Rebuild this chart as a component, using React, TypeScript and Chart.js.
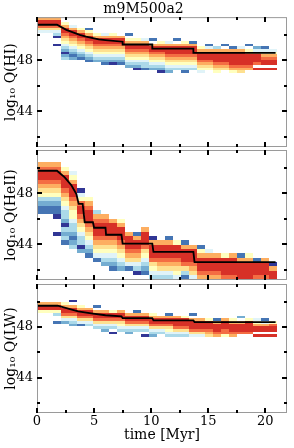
import React, { useEffect, useRef } from 'react';
import { Chart, registerables } from 'chart.js';

Chart.register(...registerables);

// ---------------- data ----------------
const chartTitle = 'm9M500a2';
const xAxisTitle = 'time [Myr]';

// time bins (Myr)
const timeBins = [0, 0.7, 1.4, 2.1, 2.8, 3.5, 4.2, 4.9, 5.6, 6.3, 7.0, 7.7, 8.4, 9.1, 9.8, 10.5,
  11.2, 11.9, 12.6, 13.3, 14.0, 14.7, 15.4, 16.1, 16.8, 17.5, 18.2, 18.9, 19.6, 20.3, 21.0];

const xMajorTicks = [0, 5, 10, 15, 20];
const xMinorTicks = [2.5, 7.5, 12.5, 17.5];
const yMajorTicks = [44, 48];
const yMinorTicks = [42, 46, 50];

// density level key -> colour (RdYlBu_r)
const levelColors: Record<string, string> = {
  D: '#313695', B: '#4575b4', b: '#74add1', c: '#abd9e9', p: '#e0f3f8',
  y: '#ffffbf', Y: '#fee090', o: '#fdae61', O: '#f46d43', R: '#d73027',
};

// ---- Q(HI) ----
const hiBinBase = 47.0;
const hiBinStep = 0.21;
const hiTopRow = [20, 20, 20, 18, 17, 16, 16, 14, 14, 14, 13, 14, 12, 12, 12, 11, 11, 12, 11, 11, 9, 10, 9, 10, 9, 9, 10, 9, 9, 8];
const hiColumns = ['oRROYp', 'oRROYp', 'oRROYpcD..D', 'yoRROoYypcbDbc', 'poRROoYypcbBb', 'yoRROoYypcbB',
  'ByoRROoYypcbB', 'yoRROoYypcb', 'poRROoYypcbB', 'yoRROoYypcbD', 'oRROoYypcbB', 'B.yoRROoYypcb',
  'yoRROoYypcbD', 'poRROoYypccB', 'B.oRROoYypcb', 'yoRROoYypcbD', 'poRRROoYypcb', 'B.oRRROoYypc',
  'yoRRROoYypcB', 'BoRRROoYypc', 'yoRRROoYyp', 'BpoRRROoYy', 'coRRRROoYy', 'B.oRRRROoY', 'BoRRRRROoy',
  'poRRRRROoY', 'B.yoRRRROo', 'bpoRRRO.R', 'BpyoORR.R', 'pyoORR.R'];
const hiLineT = [0, 1.75, 2.57, 3.74, 4.3, 5.4, 6.0, 7.5, 7.5, 10.1, 10.1, 13.7, 13.7, 20.9];
const hiLineQ = [50.8, 50.8, 50.4, 50.0, 49.86, 49.65, 49.6, 49.47, 49.25, 49.25, 48.93, 48.93, 48.59, 48.59];

// ---- Q(HeII) ----
const heiiBinBase = 41.24;
const heiiBinStep = 0.34;
const heiiTopRow = [26, 26, 26, 25, 24, 20, 18, 15, 14, 13, 13, 10, 10, 11, 9, 8, 9, 8, 8, 7, 7, 6, 5, 5, 5, 5, 5, 4, 4, 3];
const heiiColumns = ['oORROoYycbBB', 'oORROoYycbBB', 'oORROoYycbBBD...D', 'yoRRROoYypccbDcbcB',
  'pyoRRROoYyypccbBbc', 'DpyORROoYypccDb', 'yoORRROoYypcbB', 'coORRROoYypB', 'oORRROoYypcb',
  'oRRROoYypcbB', 'yoRRROoYypcb', 'oRRROoYpB', 'BoRROoYpcD', 'oRRROYypcbB', 'DoRRROYypc', 'oRRROoYpc',
  'BoRRROoYpc', 'yRRROoYyp', 'BoRRROYcB', 'oRRROoYp', 'ByoRRROo', 'poRRROo', 'oRRROo', 'yRRRRO',
  'oRRRRO', 'BoRRRR', 'yoRRRR', 'BRRRO', 'oRRRO', 'DoRR'];
const heiiLineT = [0, 1.75, 2.43, 3.0, 3.45, 3.65, 4.0, 4.18, 4.9, 5.0, 6.0, 6.05, 7.4, 7.5, 10.1, 10.2, 13.7, 13.8, 20.9];
const heiiLineQ = [49.77, 49.77, 49.25, 48.65, 47.95, 47.17, 47.17, 45.73, 45.73, 45.3, 45.3, 44.75, 44.75, 44.05, 44.05, 43.4, 43.4, 42.6, 42.6];

// ---- Q(LW) ----
const lwBinBase = 47.0;
const lwBinStep = 0.21;
const lwTopRow = [13, 13, 13, 13, 14, 12, 11, 12, 10, 10, 10, 9, 10, 9, 9, 8, 9, 8, 8, 9, 7, 7, 7, 7, 7, 8, 7, 7, 7, 6];
const lwColumns = ['oRRy', 'oRRy', 'oRRyc..B', 'yoRROYpb', 'D.oRROYpcb', 'yoRROYpB', 'oRROYpc', 'B.oRROYpc',
  'oRROYpcb', 'yRROYpc.D', 'oRROYypc', 'oRROYpcb', 'BoRROYpc', 'oRROYpc.D', 'yoRROYpcb', 'oRROYpc',
  'BoRROYypc', 'oRRROYpc', 'yRRROYpc', 'B.oRRROYp', 'oRRROYp', 'yRRROoY', 'BoRRROo', 'oRRROOy', 'yoRRROo',
  'b.oRRRO', 'yRRRRO', 'pyoRR.R', 'BpoRR.R', 'yORR.R'];
const lwLineT = [0, 1.8, 3.6, 4.9, 6.0, 7.4, 7.5, 10.1, 10.2, 13.7, 13.8, 20.9];
const lwLineQ = [49.68, 49.68, 49.24, 49.06, 48.93, 48.85, 48.7, 48.7, 48.52, 48.52, 48.39, 48.39];

// ---------------- layout / style ----------------
const FONT = "'DejaVu Serif', serif";
const FRAME = '#9a9a9a';
const X_MIN = 0, X_MAX = 21.9, Y_MIN = 41.2, Y_MAX = 51.4;

type Panel = {
  label: string; base: number; step: number; tops: number[]; cols: string[];
  lineT: number[]; lineQ: number[];
};

const panels: Panel[] = [
  { label: 'log₁₀ Q(HI)', base: hiBinBase, step: hiBinStep, tops: hiTopRow, cols: hiColumns, lineT: hiLineT, lineQ: hiLineQ },
  { label: 'log₁₀ Q(HeII)', base: heiiBinBase, step: heiiBinStep, tops: heiiTopRow, cols: heiiColumns, lineT: heiiLineT, lineQ: heiiLineQ },
  { label: 'log₁₀ Q(LW)', base: lwBinBase, step: lwBinStep, tops: lwTopRow, cols: lwColumns, lineT: lwLineT, lineQ: lwLineQ },
];

const boxes = [
  { top: 0, height: 147, pad: { left: 0, right: 7, top: 0, bottom: 0 } },
  { top: 147, height: 135, pad: { left: 0, right: 7, top: 3, bottom: 2 } },
  { top: 282, height: 166, pad: { left: 0, right: 7, top: 2, bottom: 0 } },
];

function makeConfig(p: Panel, idx: number): any {
  const isTop = idx === 0;
  const isBottom = idx === panels.length - 1;

  const heatPlugin = {
    id: 'heat' + idx,
    beforeDatasetsDraw(chart: any) {
      const { ctx, chartArea: a, scales: { x, y } } = chart;
      ctx.save();
      ctx.beginPath();
      ctx.rect(a.left, a.top, a.right - a.left, a.bottom - a.top);
      ctx.clip();
      p.cols.forEach((col, i) => {
        const x0 = Math.round(x.getPixelForValue(timeBins[i]));
        const x1 = Math.round(x.getPixelForValue(timeBins[i + 1]));
        for (let j = 0; j < col.length; j++) {
          const ch = col[j];
          if (ch === '.') continue;
          const row = p.tops[i] - j;
          const q0 = p.base + row * p.step;
          const y0 = Math.round(y.getPixelForValue(q0 + p.step));
          const y1 = Math.round(y.getPixelForValue(q0));
          ctx.fillStyle = levelColors[ch];
          ctx.fillRect(x0, y0, x1 - x0, y1 - y0);
        }
      });
      ctx.restore();
    },
  };

  const framePlugin = {
    id: 'frame' + idx,
    afterDatasetsDraw(chart: any) {
      const { ctx, chartArea: a, scales: { x, y } } = chart;
      ctx.save();
      ctx.strokeStyle = FRAME;
      ctx.lineWidth = 1;
      ctx.strokeRect(a.left + 0.5, a.top + 0.5, a.right - a.left - 1, a.bottom - a.top - 1);
      ctx.strokeStyle = '#000';
      ctx.lineWidth = 2;
      const xt: [number, number][] = [...xMajorTicks.map(v => [v, 5] as [number, number]), ...xMinorTicks.map(v => [v, 3] as [number, number])];
      for (const [v, len] of xt) {
        const px = Math.round(x.getPixelForValue(v));
        ctx.beginPath();
        ctx.moveTo(px, a.bottom); ctx.lineTo(px, a.bottom - len);
        ctx.moveTo(px, a.top); ctx.lineTo(px, a.top + len);
        ctx.stroke();
      }
      const yt: [number, number][] = [...yMajorTicks.map(v => [v, 5] as [number, number]), ...yMinorTicks.map(v => [v, 3] as [number, number])];
      for (const [v, len] of yt) {
        const py = Math.round(y.getPixelForValue(v));
        ctx.beginPath();
        ctx.moveTo(a.left, py); ctx.lineTo(a.left + len, py);
        ctx.moveTo(a.right, py); ctx.lineTo(a.right - len, py);
        ctx.stroke();
      }
      ctx.restore();
    },
  };

  return {
    type: 'scatter',
    data: {
      datasets: [{
        data: p.lineT.map((t, i) => ({ x: t, y: p.lineQ[i] })),
        showLine: true,
        borderColor: '#000',
        borderWidth: 1.8,
        pointRadius: 0,
        fill: false,
        tension: 0,
      }],
    },
    options: {
      animation: false,
      responsive: false,
      maintainAspectRatio: false,
      layout: { padding: boxes[idx].pad },
      plugins: {
        legend: { display: false },
        tooltip: { enabled: false },
        title: {
          display: isTop,
          text: chartTitle,
          color: '#000',
          font: { family: FONT, size: 14, weight: 'normal', lineHeight: 1.08 },
          padding: { top: 2, bottom: 0 },
        },
      },
      scales: {
        x: {
          type: 'linear',
          min: X_MIN, max: X_MAX,
          display: isBottom,
          grid: { display: false, drawTicks: false },
          border: { display: false },
          afterBuildTicks: (s: any) => { s.ticks = xMajorTicks.map(v => ({ value: v })); },
          ticks: { color: '#000', font: { family: FONT, size: 13 }, padding: 1, maxRotation: 0, autoSkip: false },
          title: { display: isBottom, text: xAxisTitle, color: '#000', font: { family: FONT, size: 14 }, padding: { top: 0, bottom: 4 } },
          afterFit: (s: any) => {
            if (isBottom) s.height = 35;
            s.paddingLeft = 0; s.paddingRight = 0; s.paddingTop = 0; s.paddingBottom = 0;
          },
        },
        y: {
          type: 'linear',
          min: Y_MIN, max: Y_MAX,
          grid: { display: false, drawTicks: false },
          border: { display: false },
          afterBuildTicks: (s: any) => { s.ticks = yMajorTicks.map(v => ({ value: v })); },
          ticks: { color: '#000', font: { family: FONT, size: 13 }, padding: 4, autoSkip: false },
          title: { display: true, text: p.label, color: '#000', font: { family: FONT, size: 14 }, padding: { top: 3, bottom: 0 } },
          afterFit: (s: any) => {
            s.width = 37;
            s.paddingLeft = 0; s.paddingRight = 0; s.paddingTop = 0; s.paddingBottom = 0;
          },
        },
      },
    },
    plugins: [heatPlugin, framePlugin],
  };
}

export default function App() {
  const refs = useRef<(HTMLCanvasElement | null)[]>([]);

  useEffect(() => {
    const charts = panels.map((p, i) => new Chart(refs.current[i] as HTMLCanvasElement, makeConfig(p, i)));
    return () => charts.forEach(c => c.destroy());
  }, []);

  return (
    <div style={{ position: 'fixed', left: 0, top: 0, width: 294, height: 448, background: '#fff' }}>
      {boxes.map((b, i) => (
        <canvas
          key={i}
          ref={el => { refs.current[i] = el; }}
          width={294}
          height={b.height}
          style={{ position: 'absolute', left: 0, top: b.top, width: 294, height: b.height }}
        />
      ))}
    </div>
  );
}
=====
▸ **OBJECTIVE**
Take the lines from the start of the material to the line with "Chart.register(...registerables);", both included, and transcribe them exactly without the pictures.

▸ **REPLY TO THE TASK**
Rebuild this chart as a component, using React, TypeScript and Chart.js.
import React, { useEffect, useRef } from 'react';
import { Chart, registerables } from 'chart.js';

Chart.register(...registerables);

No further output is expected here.